I’m just writing here because I usually feel better after I write out what I’m feeling.
Lately I’ve been feeling down, depressed, trapped, stuck. And despite all of these terrible feelings I haven’t been able to cry. You know how sometimes, you just need a good cry? I thought maybe if I could just cry and get it out then I might feel a little better. But no matter what I did or what I felt, tears would never come. Until last night.
Immediately after my husband and I had sex, I broke down. The entire time I was trying to hide the fact that I was reliving awful memories in my mind, and as soon as we were finished, the dam broke. I couldn’t hold it back anymore. I just started sobbing - awful ugly crying where I couldn’t catch my breath. I kept apologizing that I ruined everything by getting upset. And I did, I ruined the mood completely, but I am so so proud of my husband for knowing exactly what was wrong and knowing exactly how to comfort me. He immediately wrapped his arms around me and was whispering in my ear that I was okay and that I was safe, and that he wouldn’t have been upset at me at all if I had spoken up before, that he never wants to hurt me or upset me. I could barely speak through the tears but I managed to say “But its been so fucking long. I should be over this by now.” But he reassured me that it was okay and that it was normal, and that some things stick with us for a long long time, sometimes forever, but it was okay, I was okay and I was safe with him. He held me tight for what seemed like forever just whispering into my ear how much he loved me until I finally calmed down, stopped crying and felt okay again.

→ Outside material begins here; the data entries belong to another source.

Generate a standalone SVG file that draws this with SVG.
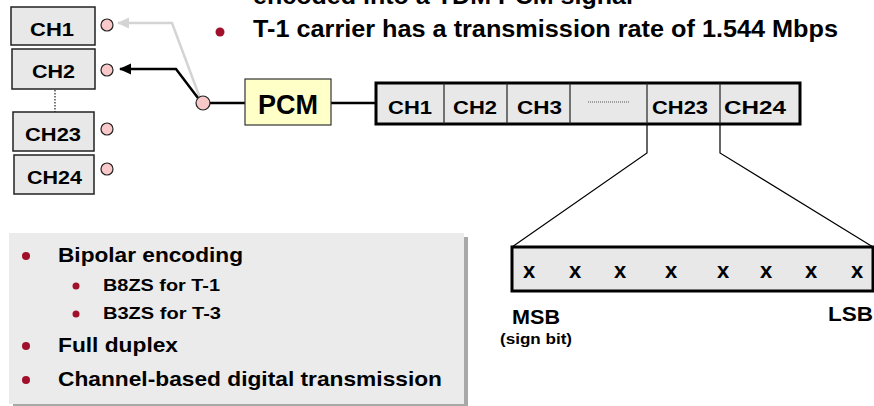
<svg xmlns="http://www.w3.org/2000/svg" width="874" height="406" viewBox="0 0 874 406">
<style>
text{font-family:"Liberation Sans",Arial,sans-serif;font-weight:700;fill:#000}
.ch{fill:#e8e8e8;stroke:#222;stroke-width:1.5}
.port{fill:#f9c8c8;stroke:#222;stroke-width:1.2}
.lbl{font-size:18px}
.bul{fill:#a0102a}
.x{font-size:22px;text-anchor:middle}
</style>
<defs>
<marker id="ahk" markerWidth="12" markerHeight="12" refX="11" refY="5.5" orient="auto" markerUnits="userSpaceOnUse"><path d="M0,0 L12,5.5 L0,11 Z" fill="#000"/></marker>
<marker id="ahg" markerWidth="12" markerHeight="12" refX="11" refY="5.5" orient="auto" markerUnits="userSpaceOnUse"><path d="M0,0 L12,5.5 L0,11 Z" fill="#d4d4d4"/></marker>
</defs>

<text x="253" y="4" font-size="23" textLength="380" lengthAdjust="spacingAndGlyphs">encoded into a TDM PCM signal</text>
<g id="title">
<circle class="bul" cx="220" cy="32" r="4.5"/>
<text x="253" y="37" font-size="23" textLength="585" lengthAdjust="spacingAndGlyphs">T-1 carrier has a transmission rate of 1.544 Mbps</text>
</g>

<g id="ch1"><rect class="ch" x="11" y="7" width="84" height="38"/><text class="lbl" x="30" y="36" textLength="44" lengthAdjust="spacingAndGlyphs">CH1</text><circle class="port" cx="107" cy="25" r="6"/></g>
<g id="ch2"><rect class="ch" x="12" y="49" width="83" height="40"/><text class="lbl" x="32" y="78" textLength="43" lengthAdjust="spacingAndGlyphs">CH2</text><circle class="port" cx="107" cy="70" r="6"/></g>
<line x1="55" y1="90" x2="55" y2="112" stroke="#222" stroke-width="1.2" stroke-dasharray="1.5,1.5"/>
<g id="ch23"><rect class="ch" x="13" y="112" width="81" height="39"/><text class="lbl" x="25" y="141" textLength="56" lengthAdjust="spacingAndGlyphs">CH23</text><circle class="port" cx="107" cy="129" r="6"/></g>
<g id="ch24"><rect class="ch" x="14" y="155" width="80" height="39"/><text class="lbl" x="27" y="184" textLength="55" lengthAdjust="spacingAndGlyphs">CH24</text><circle class="port" cx="107" cy="169" r="6"/></g>

<g id="connectors" fill="none">
<polyline points="200,98 172,23 118,23" stroke="#d4d4d4" stroke-width="2.5" marker-end="url(#ahg)"/>
<polyline points="198,98 176,69 120,69" stroke="#000" stroke-width="2.5" marker-end="url(#ahk)"/>
<line x1="202" y1="103" x2="245" y2="103" stroke="#000" stroke-width="2.5"/>
<line x1="331" y1="103" x2="376" y2="103" stroke="#000" stroke-width="2.5"/>
<polyline points="647,124 647,153 512,247" stroke="#000" stroke-width="1.2"/>
<polyline points="720,124 720,153 873,247" stroke="#000" stroke-width="1.2"/>
</g>

<g id="switch"><circle class="port" cx="203" cy="103" r="7"/></g>

<g id="pcm">
<rect x="245" y="79" width="86" height="46" fill="#ffffc8" stroke="#333" stroke-width="1.2"/>
<text x="258" y="114" font-size="27" textLength="60" lengthAdjust="spacingAndGlyphs">PCM</text>
</g>

<g id="frame">
<rect x="376" y="83" width="424" height="41" fill="#e8e8e8" stroke="#000" stroke-width="3"/>
<g stroke="#222" stroke-width="1.2">
<line x1="444" y1="83" x2="444" y2="124"/>
<line x1="507" y1="83" x2="507" y2="124"/>
<line x1="570" y1="83" x2="570" y2="124"/>
<line x1="647" y1="83" x2="647" y2="124"/>
<line x1="720" y1="83" x2="720" y2="124"/>
</g>
<line x1="588" y1="102" x2="630" y2="102" stroke="#555" stroke-width="1" stroke-dasharray="1,1"/>
<text class="lbl" x="388" y="114" textLength="44" lengthAdjust="spacingAndGlyphs">CH1</text>
<text class="lbl" x="453" y="114" textLength="44" lengthAdjust="spacingAndGlyphs">CH2</text>
<text class="lbl" x="517" y="114" textLength="45" lengthAdjust="spacingAndGlyphs">CH3</text>
<text class="lbl" x="652" y="114" textLength="56" lengthAdjust="spacingAndGlyphs">CH23</text>
<text class="lbl" x="724" y="114" textLength="62" lengthAdjust="spacingAndGlyphs">CH24</text>
</g>

<g id="bits">
<rect x="512" y="247" width="361" height="44" fill="#e8e8e8" stroke="#000" stroke-width="3"/>
<text class="x" x="529" y="278">x</text>
<text class="x" x="575" y="278">x</text>
<text class="x" x="620" y="278">x</text>
<text class="x" x="671" y="278">x</text>
<text class="x" x="723" y="278">x</text>
<text class="x" x="766" y="278">x</text>
<text class="x" x="811" y="278">x</text>
<text class="x" x="857" y="278">x</text>
<text x="512" y="324" font-size="21" textLength="48" lengthAdjust="spacingAndGlyphs">MSB</text>
<text x="500" y="344" font-size="14" textLength="72" lengthAdjust="spacingAndGlyphs">(sign bit)</text>
<text x="828" y="321" font-size="21" textLength="45" lengthAdjust="spacingAndGlyphs">LSB</text>
</g>

<g id="features">
<rect x="13" y="237" width="455" height="171" fill="#a8a8a8"/>
<rect x="9" y="233" width="455" height="171" fill="#ebebeb"/>
<circle class="bul" cx="26" cy="256" r="4"/>
<text x="58" y="262" font-size="21" textLength="185" lengthAdjust="spacingAndGlyphs">Bipolar encoding</text>
<circle class="bul" cx="76" cy="286" r="3.5"/>
<text x="103" y="291" font-size="17" textLength="117" lengthAdjust="spacingAndGlyphs">B8ZS for T-1</text>
<circle class="bul" cx="76" cy="314" r="3.5"/>
<text x="103" y="319" font-size="17" textLength="118" lengthAdjust="spacingAndGlyphs">B3ZS for T-3</text>
<circle class="bul" cx="26" cy="346" r="4"/>
<text x="58" y="352" font-size="21" textLength="120" lengthAdjust="spacingAndGlyphs">Full duplex</text>
<circle class="bul" cx="26" cy="380" r="4"/>
<text x="58" y="386" font-size="21" textLength="384" lengthAdjust="spacingAndGlyphs">Channel-based digital transmission</text>
</g>
</svg>
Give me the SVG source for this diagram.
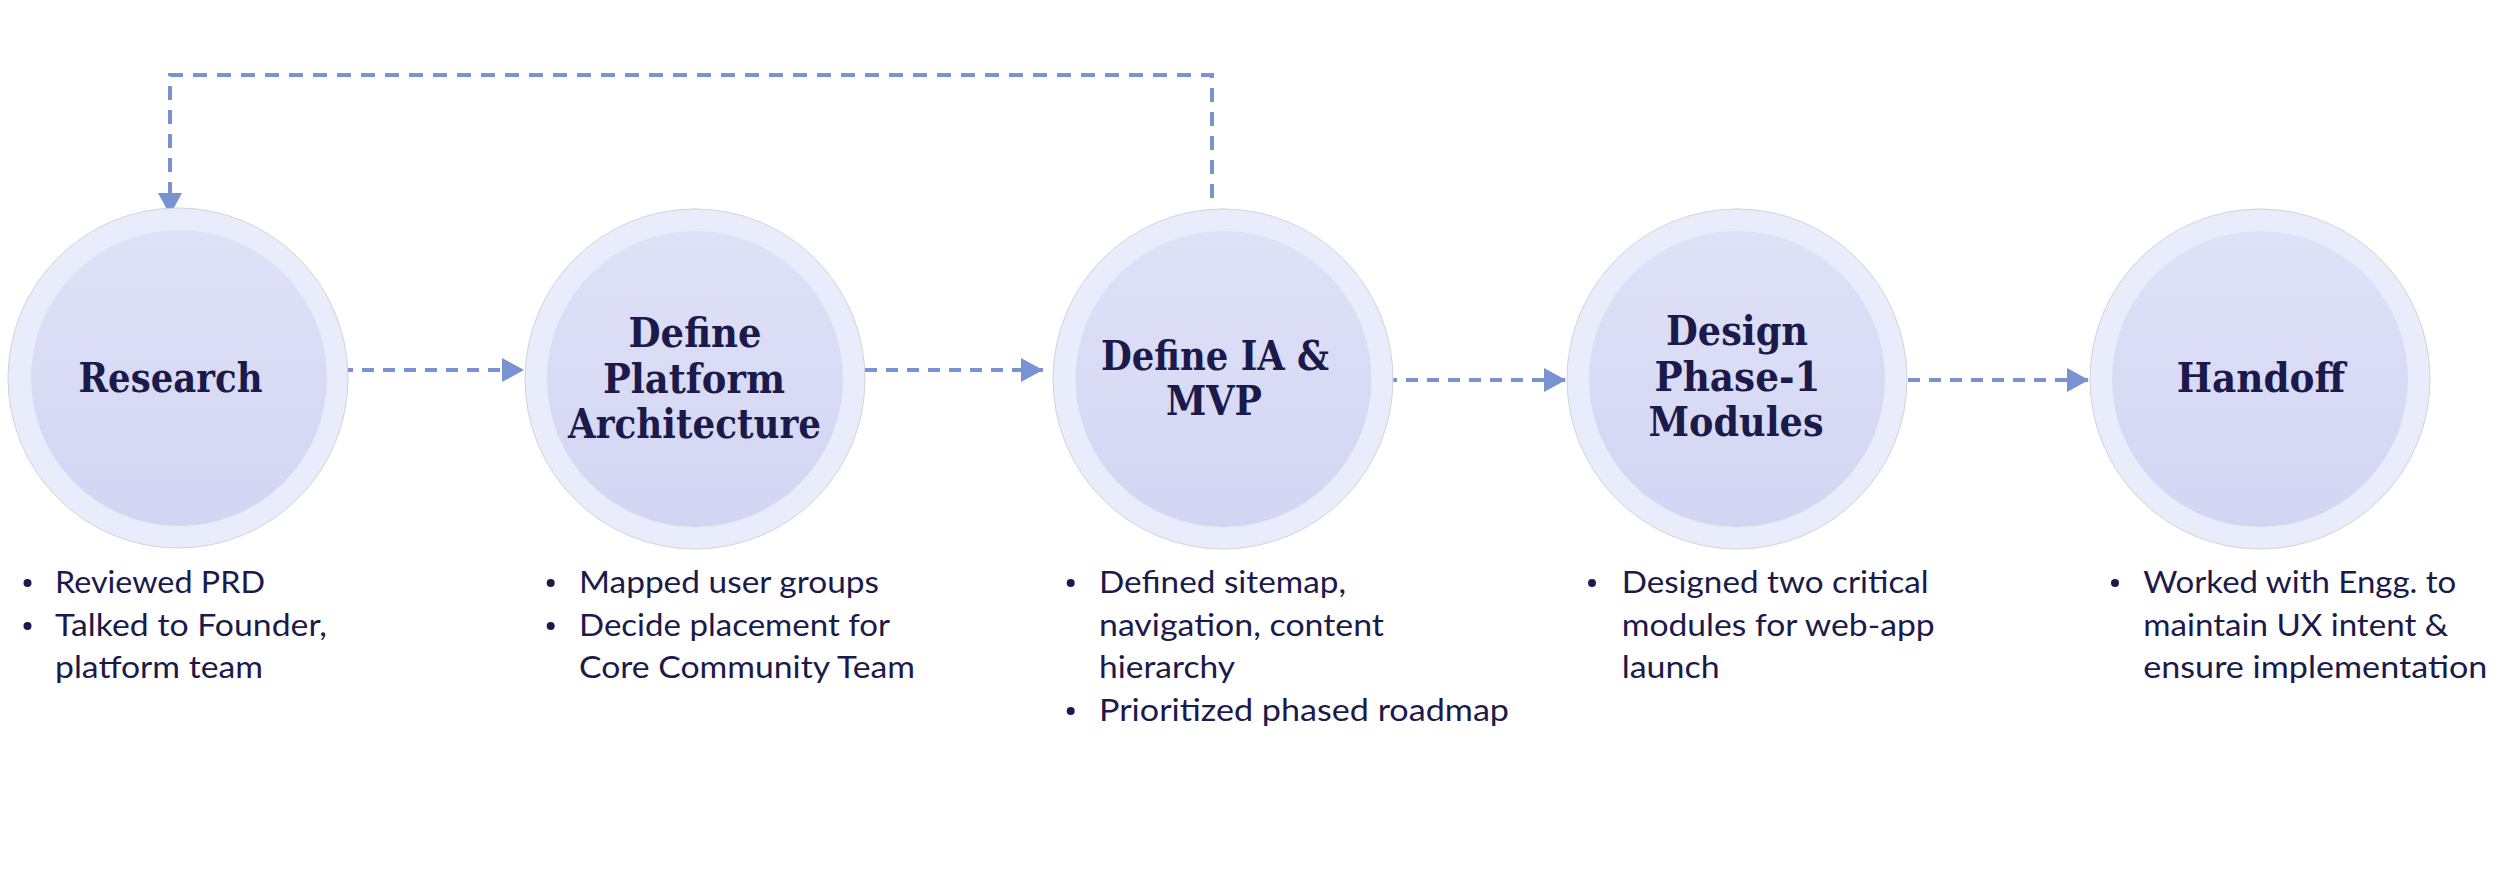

I am so thankful for him. Not only is he so sweet, comforting, loving and so much more, but he takes such great care of me. Lately I’ve been really sick, and then I sprained my toe and have been hobbling around ever since, but he has made sure that I was taking my medicine and keeping my foot elevated, tucking me into bed and spoiling me. I love him so much and I am so incredibly lucky to have found him. I don’t know what I would do without him.